So, I was talking with my husband the other day and realized something. We were talking about my kids, and how when I am scolding them for something I inevitably say "I never used to do that when I was a kid". Well, as we were sitting there talking I realized that when I looked back to when I was eight, or ten, it was never even an option to do some of the things they do. I had to grow up faster than most, so when I try to relate to how they behave sometimes it is nearly impossible.
I already kind of knew that, but it never really occurred to me. I have always tried to do things with them differently than things were done with me. Not necessarily because my parents were bad parents, but because I have learned a lot over the years and some of the things, mostly by my mother, that were done when we were kids were not the most productive treatments in the world. LOL But once I actually said it out loud, it made sense why I can't relate to them sometimes.
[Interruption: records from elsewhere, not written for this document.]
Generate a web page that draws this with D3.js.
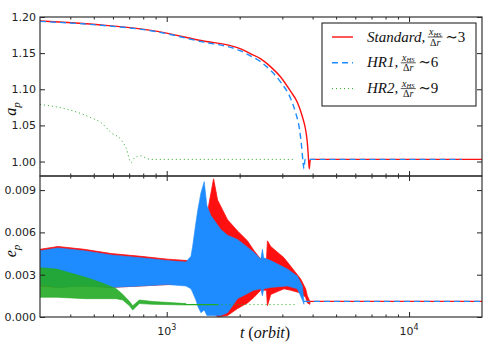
<!DOCTYPE html>
<html>
<head>
<meta charset="utf-8">
<script src="https://cdn.jsdelivr.net/npm/d3@7"></script>
<style>
  body { margin: 0; background: #fff; }
</style>
</head>
<body>
<div id="chart"></div>
<script>
// ---- data ----
// top panel: semi-major axis a_p
const stdT = [300, 537, 861, 1384, 2021, 2223, 2444, 2687, 2952, 3248, 3459, 3630, 3743, 3805, 3850, 3875, 3905, 3940, 20000];
const stdA = [1.1945, 1.189, 1.1815, 1.1675, 1.156, 1.149, 1.142, 1.131, 1.117, 1.097, 1.082, 1.062, 1.044, 1.026, 1.002, 0.990, 1.001, 1.003, 1.003];

const hr1T = [300, 537, 861, 1384, 2021, 2223, 2444, 2687, 2952, 3248, 3400, 3530, 3600, 3650, 3685, 3720, 16500];
const hr1A = [1.194, 1.1885, 1.181, 1.166, 1.153, 1.146, 1.138, 1.126, 1.110, 1.087, 1.068, 1.045, 1.022, 1.000, 0.990, 1.003, 1.003];

const hr2T = [300, 392, 488, 537, 590, 649, 680, 713, 734, 784, 830, 861, 3405];
const hr2A = [1.079, 1.072, 1.0606, 1.0536, 1.040, 1.030, 1.0186, 0.9986, 1.0046, 1.0078, 1.004, 1.003, 1.003];

// bottom panel: eccentricity e_p, upper / lower envelope of the oscillation
const stdEt  = [300, 356, 457, 590, 784, 1010, 1220, 1299, 1400, 1428, 1460, 1497, 1561, 1621, 1782, 1960, 2154, 2293, 2444, 2580, 2604, 2687, 2862, 3048, 3248, 3570, 3743, 3805, 3899];
const stdEhi = [0.0048, 0.0050, 0.0048, 0.0045, 0.0043, 0.0041, 0.0040, 0.0044, 0.0060, 0.0062, 0.0070, 0.0081, 0.0098, 0.0083, 0.0069, 0.0061, 0.0054, 0.0047, 0.0041, 0.0040, 0.0054, 0.0050, 0.0046, 0.0042, 0.0036, 0.0027, 0.0020, 0.0015, 0.0011];
const stdElo = [0.0022, 0.0021, 0.0022, 0.0021, 0.0022, 0.0023, 0.0024, 0.0022, 0.0020, 0.0006, 0.0018, 0.0010, 0.0003, 0.0000, 0.0001, 0.0006, 0.0010, 0.0014, 0.0019, 0.0019, 0.0008, 0.0016, 0.0018, 0.0020, 0.0019, 0.0017, 0.0014, 0.0010, 0.0009];

const hr1Et  = [300, 356, 457, 590, 784, 1010, 1200, 1259, 1279, 1320, 1341, 1384, 1428, 1465, 1521, 1673, 1782, 1960, 2287, 2444, 2483, 2513, 2687, 3148, 3459, 3630, 3684];
const hr1Ehi = [0.0047, 0.0049, 0.0047, 0.0044, 0.0042, 0.0040, 0.0039, 0.0043, 0.0050, 0.0067, 0.0075, 0.0088, 0.0096, 0.0079, 0.0072, 0.0062, 0.0058, 0.0055, 0.0046, 0.0041, 0.0048, 0.0042, 0.0040, 0.0034, 0.0029, 0.0022, 0.0011];
const hr1Elo = [0.0023, 0.0021, 0.0022, 0.0021, 0.0022, 0.0023, 0.0022, 0.0020, 0.00175, 0.0012, 0.0008, 0.0003, 0.0005, 0.0001, 0.0001, 0.0001, 0.0003, 0.0013, 0.0019, 0.0020, 0.0015, 0.0020, 0.0021, 0.0022, 0.0020, 0.0012, 0.0009];

const hr2Et  = [300, 350, 466, 545, 619, 659, 702, 724, 771, 876, 1201];
const hr2Ehi = [0.0035, 0.0034, 0.0028, 0.0024, 0.0020, 0.0016, 0.0011, 0.0008, 0.0012, 0.0011, 0.00095];
const hr2Elo = [0.0014, 0.0014, 0.0013, 0.0013, 0.0013, 0.0012, 0.0008, 0.0005, 0.00095, 0.0009, 0.00085];

// settled eccentricity after the jump
const stdTail = { t: [3899, 20000], e: [0.00111, 0.00111] };
const hr1Tail = { t: [3684, 20000], e: [0.00111, 0.00111] };
const hr2Tail = { t: [1201, 1621, 3405], e: [0.00088, 0.00088, 0.00088] };

// axes
const tDomain = [300, 20000];
const tMajor = [1000, 10000];
const tMinor = [400, 500, 600, 700, 800, 900, 2000, 3000, 4000, 5000, 6000, 7000, 8000, 9000];
const aTicks = [1.00, 1.05, 1.10, 1.15, 1.20];
const eTicks = [0, 0.003, 0.006, 0.009];

const seriesNames = ["Standard", "HR1", "HR2"];
const seriesRatio = ["3", "6", "9"];

// ---- drawing ----
const W = 491, H = 353;
const left = 40, right = 482;
const topY0 = 17, split = 176, botY1 = 317;
const red = "#ff1010", blue = "#1e8cff", green = "#22aa22";
const sans = "'DejaVu Sans', sans-serif";
const serif = "'Liberation Serif', 'DejaVu Serif', serif";

const svg = d3.select("#chart").append("svg")
  .attr("width", W).attr("height", H);

const x = d3.scaleLog().domain(tDomain).range([left, right]);
const yA = d3.scaleLinear().domain([0.98, 1.20]).range([split, topY0]);
const yE = d3.scaleLinear().domain([0, 0.01]).range([botY1, split]);

const defs = svg.append("defs");
defs.append("clipPath").attr("id", "clipTop").append("rect")
  .attr("x", left).attr("y", topY0).attr("width", right - left).attr("height", split - topY0);
defs.append("clipPath").attr("id", "clipBot").append("rect")
  .attr("x", left).attr("y", split).attr("width", right - left).attr("height", botY1 - split);

// top panel lines
const gTop = svg.append("g").attr("clip-path", "url(#clipTop)");
const lineA = d3.line().x(d => x(d[0])).y(d => yA(d[1])).curve(d3.curveMonotoneX);

gTop.append("path")
  .datum(d3.zip(stdT, stdA))
  .attr("fill", "none").attr("stroke", red).attr("stroke-width", 1.4)
  .attr("d", lineA);
gTop.append("path")
  .datum(d3.zip(hr1T, hr1A))
  .attr("fill", "none").attr("stroke", blue).attr("stroke-width", 1.4)
  .attr("stroke-dasharray", "6,4")
  .attr("d", lineA);
gTop.append("path")
  .datum(d3.zip(hr2T, hr2A))
  .attr("fill", "none").attr("stroke", green).attr("stroke-width", 1)
  .attr("stroke-dasharray", "1,3")
  .attr("d", lineA);

// bottom panel bands
const gBot = svg.append("g").attr("clip-path", "url(#clipBot)");
const band = d3.area().x(d => x(d[0])).y0(d => yE(d[2])).y1(d => yE(d[1]));
const lineE = d3.line().x(d => x(d[0])).y(d => yE(d[1]));

gBot.append("path")
  .datum(d3.zip(stdEt, stdEhi, stdElo))
  .attr("fill", red).attr("stroke", red).attr("stroke-width", 0.8)
  .attr("d", band);
gBot.append("path")
  .datum(d3.zip(hr1Et, hr1Ehi, hr1Elo))
  .attr("fill", blue).attr("stroke", blue).attr("stroke-width", 0.6)
  .attr("d", band);
gBot.append("path")
  .datum(d3.zip(hr2Et, hr2Ehi, hr2Elo))
  .attr("fill", green).attr("fill-opacity", 0.9).attr("stroke", green).attr("stroke-width", 0.6)
  .attr("d", band);

gBot.append("path")
  .datum(d3.zip(stdTail.t, stdTail.e))
  .attr("fill", "none").attr("stroke", red).attr("stroke-width", 1.4)
  .attr("d", lineE);
gBot.append("path")
  .datum(d3.zip(hr1Tail.t, hr1Tail.e))
  .attr("fill", "none").attr("stroke", blue).attr("stroke-width", 1.4)
  .attr("stroke-dasharray", "6,4")
  .attr("d", lineE);
// green: solid while it still oscillates, dotted afterwards
gBot.append("path")
  .datum(d3.zip(hr2Tail.t.slice(0, 2), hr2Tail.e.slice(0, 2)))
  .attr("fill", "none").attr("stroke", green).attr("stroke-width", 1.4)
  .attr("d", lineE);
gBot.append("path")
  .datum(d3.zip(hr2Tail.t.slice(1), hr2Tail.e.slice(1)))
  .attr("fill", "none").attr("stroke", green).attr("stroke-width", 1)
  .attr("stroke-dasharray", "1,3")
  .attr("d", lineE);

// ---- axes, ticks pointing inward ----
function noDomain(g) { g.select(".domain").remove(); }

function xTicks(yPos, top) {
  const mk = top ? d3.axisTop : d3.axisBottom;
  svg.append("g").attr("transform", `translate(0,${yPos})`)
    .call(mk(x).tickValues(tMajor).tickSize(-5).tickFormat(""))
    .call(noDomain);
  svg.append("g").attr("transform", `translate(0,${yPos})`)
    .call(mk(x).tickValues(tMinor).tickSize(-2.5).tickFormat(""))
    .call(noDomain);
}
xTicks(topY0, true);
xTicks(split, false);
xTicks(split, true);
xTicks(botY1, false);

function yTicks(scale, vals, fmt) {
  svg.append("g").attr("transform", `translate(${left},0)`)
    .call(d3.axisLeft(scale).tickValues(vals).tickSize(-5).tickPadding(4).tickFormat(d3.format(fmt)))
    .call(noDomain)
    .call(g => g.selectAll("text")
      .attr("font-family", sans).attr("font-size", 11).attr("fill", "#222"));
  svg.append("g").attr("transform", `translate(${right},0)`)
    .call(d3.axisRight(scale).tickValues(vals).tickSize(-5).tickFormat(""))
    .call(noDomain);
}
yTicks(yA, aTicks, ".2f");
yTicks(yE, eTicks, ".3f");

svg.selectAll(".tick line").attr("stroke", "#222");

// frames
[[topY0, split], [split, botY1]].forEach(([a, b]) => {
  svg.append("rect")
    .attr("x", left).attr("y", a).attr("width", right - left).attr("height", b - a)
    .attr("fill", "none").attr("stroke", "#333").attr("stroke-width", 1.2);
});

// x tick labels 10^3, 10^4
tMajor.forEach(t => {
  const txt = svg.append("text")
    .attr("x", x(t)).attr("y", 335)
    .attr("text-anchor", "middle")
    .attr("font-family", sans).attr("font-size", 11).attr("fill", "#222");
  txt.append("tspan").text("10");
  txt.append("tspan").attr("dy", -5).attr("font-size", 8).text(Math.round(Math.log10(t)));
});

// axis titles
const xl = svg.append("text")
  .attr("x", 265).attr("y", 338)
  .attr("text-anchor", "middle")
  .attr("font-family", serif).attr("font-size", 16).attr("fill", "#111");
xl.append("tspan").attr("font-style", "italic").text("t");
xl.append("tspan").text(" (");
xl.append("tspan").attr("font-style", "italic").text("orbit");
xl.append("tspan").text(")");

function yLabel(letter, cy) {
  const t = svg.append("text")
    .attr("transform", `translate(16,${cy}) rotate(-90)`)
    .attr("text-anchor", "middle")
    .attr("font-family", serif).attr("font-size", 16).attr("font-style", "italic").attr("fill", "#111");
  t.append("tspan").text(letter);
  t.append("tspan").attr("dy", 4).attr("font-size", 11).text("p");
}
yLabel("a", 109);
yLabel("e", 251);

// ---- legend ----
const lg = svg.append("g");
lg.append("rect")
  .attr("x", 322).attr("y", 23).attr("width", 154).attr("height", 83)
  .attr("fill", "#fff").attr("stroke", "#111").attr("stroke-width", 1);

const legendStyles = [
  { color: red, dash: null, width: 1.4 },
  { color: blue, dash: "6,4", width: 1.4 },
  { color: green, dash: "1,3", width: 1 }
];

seriesNames.forEach((name, i) => {
  const base = 41.5 + i * 25.8;
  const mid = base - 4.5;
  const st = legendStyles[i];
  lg.append("line")
    .attr("x1", 332).attr("x2", 353).attr("y1", mid).attr("y2", mid)
    .attr("stroke", st.color).attr("stroke-width", st.width)
    .attr("stroke-dasharray", st.dash);

  const label = lg.append("text")
    .attr("x", 367).attr("y", base)
    .attr("font-family", serif).attr("font-size", 15).attr("font-style", "italic").attr("fill", "#111")
    .text(name + ",");
  const w = label.node().getComputedTextLength();
  const cx = 367 + w + 10;

  const num = lg.append("text")
    .attr("x", cx).attr("y", mid - 2)
    .attr("text-anchor", "middle")
    .attr("font-family", serif).attr("font-size", 10).attr("font-style", "italic").attr("fill", "#111");
  num.append("tspan").text("x");
  num.append("tspan").attr("dy", 1.5).attr("font-size", 6.5).text("HS");
  lg.append("line")
    .attr("x1", cx - 7.5).attr("x2", cx + 7.5).attr("y1", mid).attr("y2", mid)
    .attr("stroke", "#111").attr("stroke-width", 0.7);
  const den = lg.append("text")
    .attr("x", cx).attr("y", mid + 8.5)
    .attr("text-anchor", "middle")
    .attr("font-family", serif).attr("font-size", 10).attr("fill", "#111");
  den.append("tspan").text("Δ");
  den.append("tspan").attr("font-style", "italic").text("r");

  lg.append("text")
    .attr("x", cx + 10).attr("y", base)
    .attr("font-family", serif).attr("font-size", 15).attr("fill", "#111")
    .text("∼" + seriesRatio[i]);
});
</script>
</body>
</html>
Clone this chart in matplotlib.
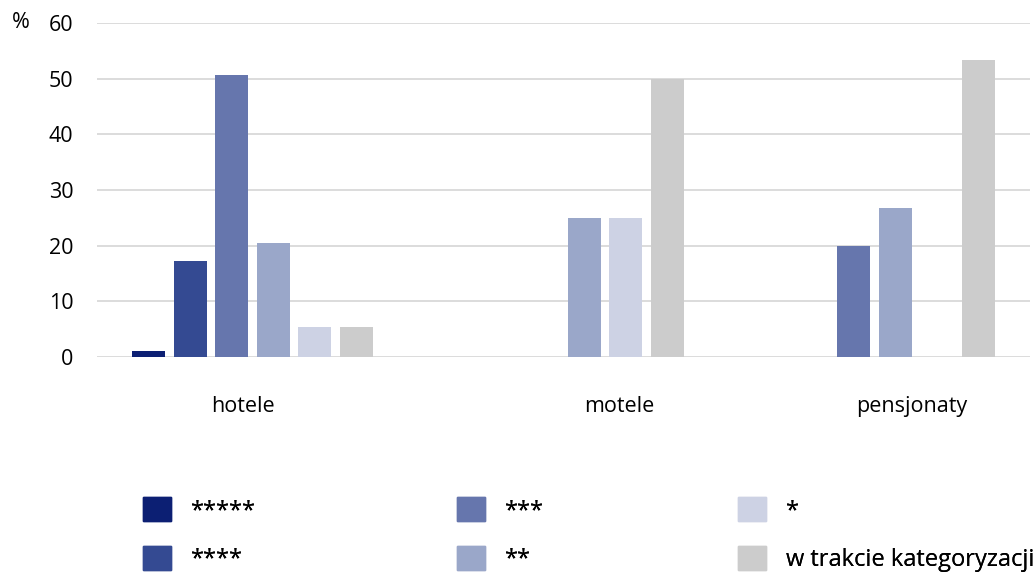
import matplotlib
matplotlib.use("Agg")
import matplotlib.pyplot as plt
from matplotlib import font_manager
import numpy as np

categories = ["hotele", "motele", "pensjonaty"]
series_names = ["*****", "****", "***", "**", "*", "w trakcie kategoryzacji"]
values = {
    "*****": [1.1, 0, 0],
    "****": [17.2, 0, 0],
    "***": [50.7, 0, 20.0],
    "**": [20.4, 25.0, 26.7],
    "*": [5.4, 25.0, 0],
    "w trakcie kategoryzacji": [5.4, 50.0, 53.3],
}
y_ticks = [0, 10, 20, 30, 40, 50, 60]

colors = ["#0c1f73", "#344a92", "#6676ad", "#9aa7c9", "#cdd2e4", "#cccccc"]
label_shift = [-0.03, 0.18, 0.12]
legend_cols_x = [143, 457, 738]

avail = {f.name for f in font_manager.fontManager.ttflist}
axis_font = "Open Sans" if "Open Sans" in avail else "DejaVu Sans"
legend_font = "Liberation Sans Narrow" if "Liberation Sans Narrow" in avail else axis_font

fig = plt.figure(figsize=(10.35, 5.8), dpi=100)
ax = fig.add_axes([97 / 1035, 1 - 357 / 580, (1030 - 97) / 1035, (357 - 23) / 580])

x = np.arange(len(categories))
pitch = 0.8 / len(series_names)
width = pitch * 0.8
handles = []
for i, name in enumerate(series_names):
    vals = np.array(values[name], dtype=float)
    offs = x + (i - (len(series_names) - 1) / 2) * pitch
    mask = vals > 0
    ax.bar(offs[mask], vals[mask], width=width, color=colors[i], zorder=3)
    handles.append(plt.Rectangle((0, 0), 1, 1, color=colors[i], label=name))

ax.set_xlim(-0.5, len(categories) - 0.5)
ax.set_ylim(0, 60)
ax.set_yticks(y_ticks)
ax.set_yticklabels([str(t) for t in y_ticks], fontsize=15.5, fontfamily=axis_font)
ax.set_xticks(x + np.array(label_shift))
ax.set_xticklabels(categories, fontsize=15.5, fontfamily=axis_font)
ax.tick_params(axis="both", length=0)
ax.tick_params(axis="y", pad=17)
ax.tick_params(axis="x", pad=28)
ax.grid(axis="y", color="#d9d9d9", linewidth=1.3, zorder=0)
for s in ax.spines.values():
    s.set_visible(False)

fig.text(12 / 1035, 1 - 23 / 580, "%", fontsize=15.5, fontfamily=axis_font, va="center", ha="left")

for c, cx in enumerate(legend_cols_x):
    leg = fig.legend(handles=handles[2 * c:2 * c + 2], ncol=1, loc="upper left",
                     bbox_to_anchor=(cx / 1035, 1 - 497 / 580),
                     frameon=False, prop={"family": legend_font, "size": 17},
                     handlelength=1.2, handleheight=1.2, handletextpad=0.85,
                     labelspacing=0.95, borderpad=0, borderaxespad=0)
    fig.add_artist(leg)

fig.savefig("out.png", dpi=100, facecolor="white")
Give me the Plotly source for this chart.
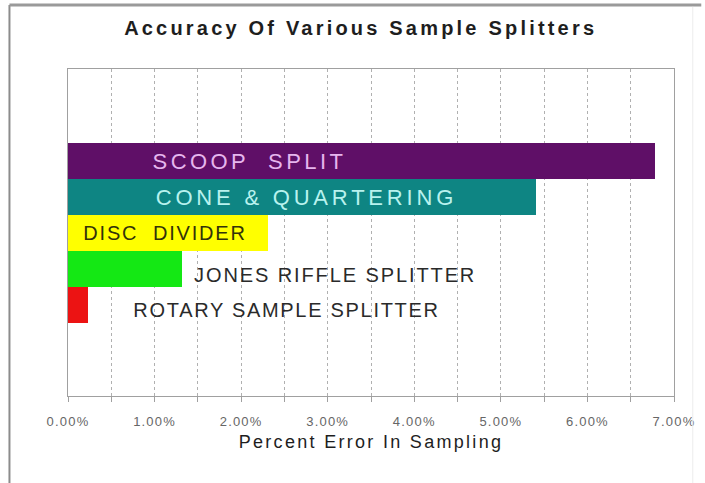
import plotly.graph_objects as go

# ---- data ----
categories = ["ROTARY SAMPLE SPLITTER", "JONES RIFFLE SPLITTER", "DISC DIVIDER",
              "CONE & QUARTERING", "SCOOP SPLIT"]
label_text = ["ROTARY SAMPLE SPLITTER", "JONES RIFFLE SPLITTER", "DISC\u00a0\u00a0DIVIDER",
              "CONE & QUARTERING", "SCOOP\u00a0\u00a0SPLIT"]
error_pct = [0.23, 1.32, 2.31, 5.41, 6.78]
tick_vals = [0, 1, 2, 3, 4, 5, 6, 7]
tick_text = ["0.00%", "1.00%", "2.00%", "3.00%", "4.00%", "5.00%", "6.00%", "7.00%"]

bar_colors = ["#ec1313", "#14e814", "#ffff00", "#0e8583", "#5f0f67"]
label_colors = ["#2a2a2a", "#2a2a2a", "#33330a", "#b8f2ee", "#e6b6ee"]
label_sizes = [20, 20, 20, 22, 22]
label_x = [2.52, 3.08, 1.12, 2.75, 2.10]
label_shift = [-5, -6, 0, 0, 0]

FONT = "Liberation Sans, Arial, sans-serif"

fig = go.Figure()
fig.add_trace(go.Bar(
    x=error_pct, y=categories, orientation="h",
    marker=dict(color=bar_colors, line=dict(width=0)),
    hoverinfo="skip",
))

annotations = []
for cat, txt, col, sz, lx, ys in zip(categories, label_text, label_colors,
                                     label_sizes, label_x, label_shift):
    annotations.append(dict(
        x=lx, y=cat, xref="x", yref="y", text=txt, showarrow=False,
        xanchor="center", yanchor="middle", yshift=ys,
        font=dict(family=FONT, size=sz, color=col),
    ))

shapes = [
    dict(type="line", xref="paper", yref="paper", x0=-0.0966, x1=-0.0966,
         y0=1.196, y1=-0.27, line=dict(color="#8c8c8c", width=2)),
    dict(type="line", xref="paper", yref="paper", x0=-0.0966, x1=1.045,
         y0=1.196, y1=1.196, line=dict(color="#9a9a9a", width=3)),
    dict(type="line", xref="paper", yref="paper", x0=1.031, x1=1.031,
         y0=1.19, y1=-0.27, line=dict(color="#ececec", width=1)),
]

fig.update_layout(
    width=705, height=483,
    margin=dict(l=68, r=26, t=69, b=87),
    paper_bgcolor="white", plot_bgcolor="white",
    bargap=0,
    showlegend=False,
    title=dict(text="<b>Accuracy Of Various Sample Splitters</b>",
               x=0.483, xref="paper", xanchor="center",
               y=1 - 28 / 483, yref="container", yanchor="middle",
               font=dict(family=FONT, size=20, color="#1e1e1e")),
    annotations=annotations,
    shapes=shapes,
    hovermode=False,
)

fig.update_xaxes(
    range=[0, 7], tickvals=tick_vals, ticktext=tick_text,
    showline=True, linecolor="#a0a0a0", linewidth=1, mirror=True,
    ticks="outside", ticklen=5, tickcolor="#a0a0a0",
    ticklabelstandoff=8,
    tickfont=dict(family=FONT, size=13, color="#666666"),
    showgrid=True, gridcolor="#b0b0b0", griddash="dot", gridwidth=1,
    minor=dict(dtick=0.5, tick0=0, showgrid=True, gridcolor="#b0b0b0",
               griddash="dot", gridwidth=1, ticks="outside", ticklen=5,
               tickcolor="#a0a0a0"),
    zeroline=False,
    title=dict(text="Percent Error In Sampling", standoff=7,
               font=dict(family=FONT, size=18, color="#1e1e1e")),
)
fig.update_yaxes(
    type="category", range=[-2.53, 6.56],
    showticklabels=False, ticks="", showgrid=False,
    showline=True, linecolor="#a0a0a0", linewidth=1, mirror=True,
    zeroline=False,
)

post_js = """
document.body.style.margin = '0';
document.body.style.padding = '0';
document.body.style.overflow = 'hidden';
var gd = document.getElementById('{plot_id}');
function applySpacing(){
  function set(sel, v){ gd.querySelectorAll(sel).forEach(function(e){ e.style.letterSpacing = v; }); }
  set('.gtitle', '3.2px');
  set('.xtitle', '2.3px');
  set('.xtick text', '1.2px');
  var sps = ['1.7px', '1.9px', '1.8px', '3.8px', '3.4px'];
  gd.querySelectorAll('.annotation-text').forEach(function(e, i){ e.style.letterSpacing = sps[i] || '0px'; });
}
applySpacing();
"""

fig.write_html("out.html", config={"displayModeBar": False, "staticPlot": True},
               post_script=post_js)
It's hard to parent when you have nothing to compare it to. Some of the things they do just blow my mind, but I can't relate to them on their level because I have had no experience in that department. I just hope that I don't screw it up. LOL. I think I am doing okay though, but sometimes I just want to scream, or lock myself in the bedroom and never come out. But at least now that it occurs to me that I can't relate to them it is easier for me to take a step back and not get as frustrated with their behavior.
In all honesty though, I have four of the greatest kids ever.